WHAT YOU NEED TO DO:
Please transcribe the data below exactly. Leave the pictures out.

AVAILABLE DATA:
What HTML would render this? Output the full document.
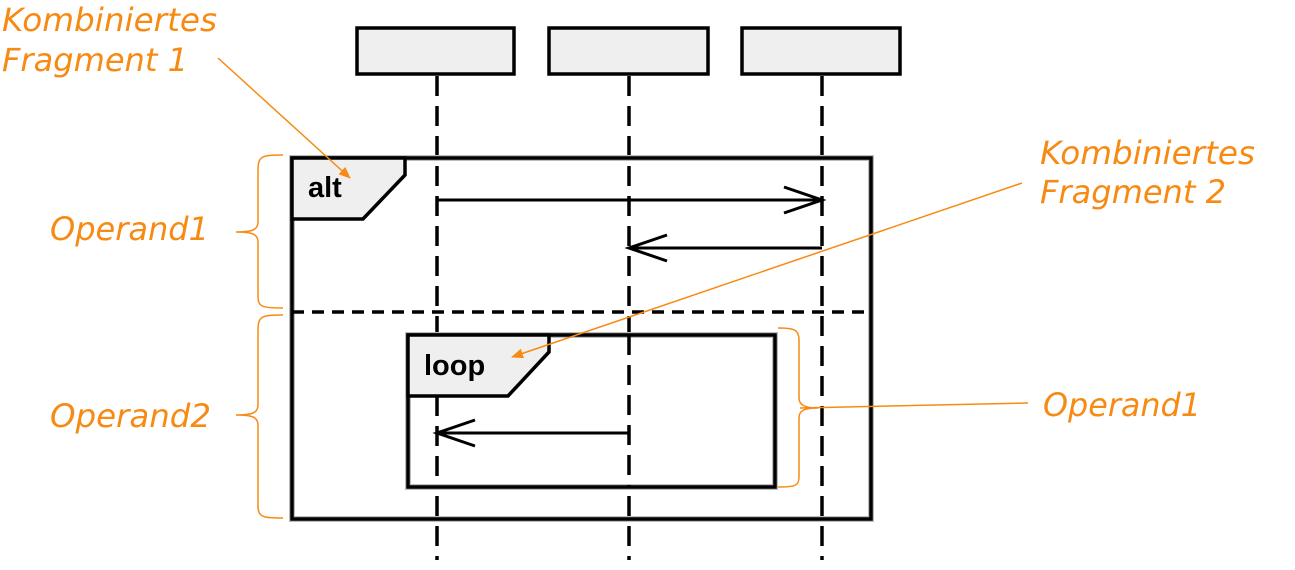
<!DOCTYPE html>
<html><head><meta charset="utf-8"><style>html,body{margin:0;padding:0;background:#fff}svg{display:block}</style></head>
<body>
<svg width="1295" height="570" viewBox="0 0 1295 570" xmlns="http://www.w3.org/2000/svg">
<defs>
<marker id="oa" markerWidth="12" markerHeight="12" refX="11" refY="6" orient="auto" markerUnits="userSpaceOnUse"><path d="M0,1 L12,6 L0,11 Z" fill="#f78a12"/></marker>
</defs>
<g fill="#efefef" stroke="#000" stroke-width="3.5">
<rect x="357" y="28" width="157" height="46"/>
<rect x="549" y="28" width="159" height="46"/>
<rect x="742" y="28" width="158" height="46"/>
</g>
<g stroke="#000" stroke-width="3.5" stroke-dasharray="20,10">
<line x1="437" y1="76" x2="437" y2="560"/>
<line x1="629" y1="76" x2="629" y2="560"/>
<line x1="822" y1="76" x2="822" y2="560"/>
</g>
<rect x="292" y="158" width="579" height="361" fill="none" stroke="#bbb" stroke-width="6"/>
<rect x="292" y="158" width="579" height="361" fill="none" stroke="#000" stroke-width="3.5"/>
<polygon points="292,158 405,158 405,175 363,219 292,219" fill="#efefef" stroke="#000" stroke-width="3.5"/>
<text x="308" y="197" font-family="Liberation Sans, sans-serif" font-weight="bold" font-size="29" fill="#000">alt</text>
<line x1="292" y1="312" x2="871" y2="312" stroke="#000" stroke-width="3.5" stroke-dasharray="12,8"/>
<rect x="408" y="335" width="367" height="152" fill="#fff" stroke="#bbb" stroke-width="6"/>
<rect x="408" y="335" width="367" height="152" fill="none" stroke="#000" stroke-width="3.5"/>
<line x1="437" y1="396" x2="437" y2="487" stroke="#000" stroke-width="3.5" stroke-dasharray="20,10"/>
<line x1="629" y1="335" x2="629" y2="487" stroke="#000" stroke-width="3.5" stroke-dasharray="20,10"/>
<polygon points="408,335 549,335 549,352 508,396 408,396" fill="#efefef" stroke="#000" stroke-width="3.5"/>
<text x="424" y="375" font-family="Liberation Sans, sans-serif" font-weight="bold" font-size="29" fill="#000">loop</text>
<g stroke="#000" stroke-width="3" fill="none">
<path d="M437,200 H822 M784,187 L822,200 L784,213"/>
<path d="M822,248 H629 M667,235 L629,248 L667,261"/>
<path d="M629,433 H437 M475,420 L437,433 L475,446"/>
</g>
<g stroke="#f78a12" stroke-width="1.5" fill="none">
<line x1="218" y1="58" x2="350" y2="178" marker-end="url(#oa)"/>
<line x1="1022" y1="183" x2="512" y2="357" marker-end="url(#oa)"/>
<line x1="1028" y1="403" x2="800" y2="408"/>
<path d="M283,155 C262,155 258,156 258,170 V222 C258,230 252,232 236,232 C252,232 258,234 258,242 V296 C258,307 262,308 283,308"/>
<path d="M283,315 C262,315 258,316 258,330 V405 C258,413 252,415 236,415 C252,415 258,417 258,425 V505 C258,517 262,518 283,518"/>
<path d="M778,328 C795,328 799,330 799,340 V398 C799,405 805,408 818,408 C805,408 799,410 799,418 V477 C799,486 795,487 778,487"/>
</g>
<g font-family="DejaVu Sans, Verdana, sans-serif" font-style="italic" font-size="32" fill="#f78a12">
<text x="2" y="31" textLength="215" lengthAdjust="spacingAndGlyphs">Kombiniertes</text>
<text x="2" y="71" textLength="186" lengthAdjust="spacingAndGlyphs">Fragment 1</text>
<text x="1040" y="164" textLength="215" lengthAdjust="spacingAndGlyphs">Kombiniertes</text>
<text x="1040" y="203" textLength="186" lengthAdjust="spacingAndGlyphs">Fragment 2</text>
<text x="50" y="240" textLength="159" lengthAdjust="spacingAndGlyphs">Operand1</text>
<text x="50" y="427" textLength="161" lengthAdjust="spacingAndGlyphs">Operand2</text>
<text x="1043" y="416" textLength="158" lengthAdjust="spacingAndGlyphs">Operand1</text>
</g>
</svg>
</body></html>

ANSWER TO THIS TASK:
What HTML would render this? Output the full document.
<!DOCTYPE html>
<html><head><meta charset="utf-8"><style>html,body{margin:0;padding:0;background:#fff}svg{display:block}</style></head>
<body>
<svg width="1295" height="570" viewBox="0 0 1295 570" xmlns="http://www.w3.org/2000/svg">
<defs>
<marker id="oa" markerWidth="12" markerHeight="12" refX="11" refY="6" orient="auto" markerUnits="userSpaceOnUse"><path d="M0,1 L12,6 L0,11 Z" fill="#f78a12"/></marker>
</defs>
<g fill="#efefef" stroke="#000" stroke-width="3.5">
<rect x="357" y="28" width="157" height="46"/>
<rect x="549" y="28" width="159" height="46"/>
<rect x="742" y="28" width="158" height="46"/>
</g>
<g stroke="#000" stroke-width="3.5" stroke-dasharray="20,10">
<line x1="437" y1="76" x2="437" y2="560"/>
<line x1="629" y1="76" x2="629" y2="560"/>
<line x1="822" y1="76" x2="822" y2="560"/>
</g>
<rect x="292" y="158" width="579" height="361" fill="none" stroke="#bbb" stroke-width="6"/>
<rect x="292" y="158" width="579" height="361" fill="none" stroke="#000" stroke-width="3.5"/>
<polygon points="292,158 405,158 405,175 363,219 292,219" fill="#efefef" stroke="#000" stroke-width="3.5"/>
<text x="308" y="197" font-family="Liberation Sans, sans-serif" font-weight="bold" font-size="29" fill="#000">alt</text>
<line x1="292" y1="312" x2="871" y2="312" stroke="#000" stroke-width="3.5" stroke-dasharray="12,8"/>
<rect x="408" y="335" width="367" height="152" fill="#fff" stroke="#bbb" stroke-width="6"/>
<rect x="408" y="335" width="367" height="152" fill="none" stroke="#000" stroke-width="3.5"/>
<line x1="437" y1="396" x2="437" y2="487" stroke="#000" stroke-width="3.5" stroke-dasharray="20,10"/>
<line x1="629" y1="335" x2="629" y2="487" stroke="#000" stroke-width="3.5" stroke-dasharray="20,10"/>
<polygon points="408,335 549,335 549,352 508,396 408,396" fill="#efefef" stroke="#000" stroke-width="3.5"/>
<text x="424" y="375" font-family="Liberation Sans, sans-serif" font-weight="bold" font-size="29" fill="#000">loop</text>
<g stroke="#000" stroke-width="3" fill="none">
<path d="M437,200 H822 M784,187 L822,200 L784,213"/>
<path d="M822,248 H629 M667,235 L629,248 L667,261"/>
<path d="M629,433 H437 M475,420 L437,433 L475,446"/>
</g>
<g stroke="#f78a12" stroke-width="1.5" fill="none">
<line x1="218" y1="58" x2="350" y2="178" marker-end="url(#oa)"/>
<line x1="1022" y1="183" x2="512" y2="357" marker-end="url(#oa)"/>
<line x1="1028" y1="403" x2="800" y2="408"/>
<path d="M283,155 C262,155 258,156 258,170 V222 C258,230 252,232 236,232 C252,232 258,234 258,242 V296 C258,307 262,308 283,308"/>
<path d="M283,315 C262,315 258,316 258,330 V405 C258,413 252,415 236,415 C252,415 258,417 258,425 V505 C258,517 262,518 283,518"/>
<path d="M778,328 C795,328 799,330 799,340 V398 C799,405 805,408 818,408 C805,408 799,410 799,418 V477 C799,486 795,487 778,487"/>
</g>
<g font-family="DejaVu Sans, Verdana, sans-serif" font-style="italic" font-size="32" fill="#f78a12">
<text x="2" y="31" textLength="215" lengthAdjust="spacingAndGlyphs">Kombiniertes</text>
<text x="2" y="71" textLength="186" lengthAdjust="spacingAndGlyphs">Fragment 1</text>
<text x="1040" y="164" textLength="215" lengthAdjust="spacingAndGlyphs">Kombiniertes</text>
<text x="1040" y="203" textLength="186" lengthAdjust="spacingAndGlyphs">Fragment 2</text>
<text x="50" y="240" textLength="159" lengthAdjust="spacingAndGlyphs">Operand1</text>
<text x="50" y="427" textLength="161" lengthAdjust="spacingAndGlyphs">Operand2</text>
<text x="1043" y="416" textLength="158" lengthAdjust="spacingAndGlyphs">Operand1</text>
</g>
</svg>
</body></html>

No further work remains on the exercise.